It is fair to say Derbyshire has links to many inspiring women throughout history – and that the impact of some of their legacies can still be seen today.

And what better time to remember them than in March, when it is Women’s History Month?

The aim of the month is to celebrate famous female historical figures whose work has left a lasting impact on society.

Here, we take a look at some of the inspirational women who have links to Derbyshire:

Florence Nightingale

Image by Henry Hering (1814-1893) from the National Portrait Gallery, London courtesy of Wikimedia Commons

Florence Nightingale (May 12, 1820 – August 13, 1910) was raised in her family’s home in Lea Hurst.

Considered a social reformer and the founder of modern nursing, Nightingale came to prominence during the Crimean War, in which she worked to reform the conditions of field hospitals.

She gave nursing a favourable reputation and became a popular icon in Victorian society, especially in the persona of “The Lady with the Lamp”, a reference to when she would make the rounds of wounded soldiers at night.

Bess of Hardwick

Elizabeth Talbot, Countess of Shrewsbury, by Rowland Lockey (1592) from the National Portrait Gallery, London, courtesy of Wikimedia Commons

Elizabeth Talbot, Countess of Shrewsbury (1527 – February 13, 1608) known as Bess of Hardwick, was a notable figure in Elizabethan England.

Born in Ault Hucknall, through a series of well-made marriages, she rose to the highest levels of English nobility – becoming a close friend to Queen Elizabeth I – and accrued incredible wealth.

IN OTHER NEWS: Derby’s 2019 International Women’s Day festival featured a ‘Human Library’ – but what exactly is it? 

A shrewd business woman, Bess increased her assets through business interests including mines and glass-making workshops.

She ordered the construction of Hardwick Hall in 1590, which stands today as a testament to her formidable reputation.

Dame Ellen MacArthur

Dame Ellen MacArthur speaking at The Circular Economy, courtesy of Chatham House, Flickr

Dame Ellen Patricia MacArthur (born, July 8, 1976) grew up in Whatstandwell, near Matlock.

She is a successful solo long-distance yachtswoman, breaking the world record for the fastest solo circumnavigation of the globe on February 7, 2005.

MacArthur retired from professional sailing on September 2, 2010, and announced the launch of the Ellen MacArthur Foundation.

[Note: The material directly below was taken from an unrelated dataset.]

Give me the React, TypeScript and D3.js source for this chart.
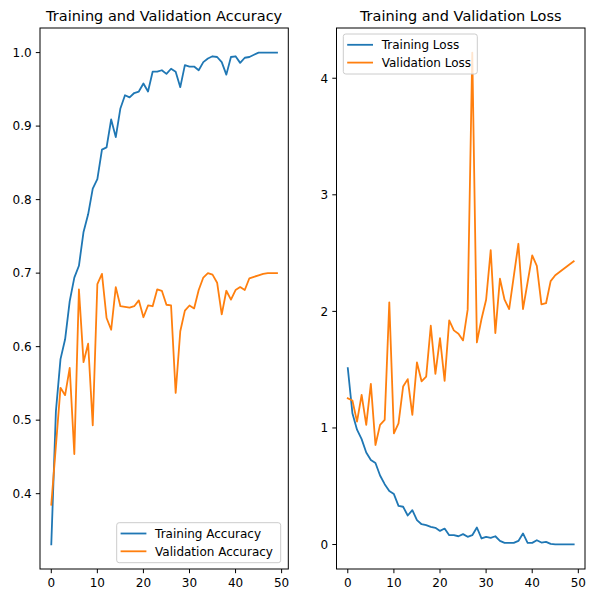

Her charity works with businesses and educational institutions to accelerate the transition to a “circular economy” – a model that promotes renewable energy sources and a reduction of waste.

Vera Brittain

Vera Brittain shortly after World War One courtesy of Noelbabar, Wikimedia Commons

Vera Mary Brittain (December 29, 1893 – March 29, 1970) worked as a nurse for much of the First World War, initially in Buxton: hence her connection to Derbyshire.

Her best-selling 1933 memoir – “Testament of Youth” – recounted her experiences during the war and the beginning of her journey towards pacifism.

She was a practical pacifist; during the Second World War she helped the war effort by working as a fire warden while also raising funds for the Peace Pledge Union’s food relief campaign.

Olave Baden-Powell

Lady Olave St Clair Baden Bowell in 1916 from the National Portrait Gallery, London courtesy of Wikimedia Commons

Olave St Clair Baden-Powell (February 22, 1889 – June 25, 1977) was born in Chesterfield.

As the wife of Robert Baden-Powell, she became the first Chief Guide for Britain in 1918.

Olave was the founder of Scouting and Girl Guides and was elected World Chief Guide in 1930.

She outlived her husband by more than 35 years and made major contributions to the development of the Guide and Girl Scout movements during her lifetime.

She also visited 111 countries, attending Jamborees and national Guide and Scout associations.

Dame Vivienne Westwood

Dame Vivienne Westwood at the Life Ball in Vienna in 2011 courtesy of Manfred Werner, Wikimedia Commons

Dame Vivienne Isabel Westwood (born April 8, 1941) grew up in Tintwistle in the Peak District.

Westwood is largely responsible for bringing modern punk and new wave fashions into the mainstream.

She first rose to public prominence when she made clothes for Malcolm McLaren’s boutique in the King’s Road, which became known as ‘SEX’.

Westwood went on to open shops throughout the world, selling an increasingly varied range of merchandise, some of it linked to her many political causes such as the Campaign for Nuclear Disarmament, climate change, and civil rights groups.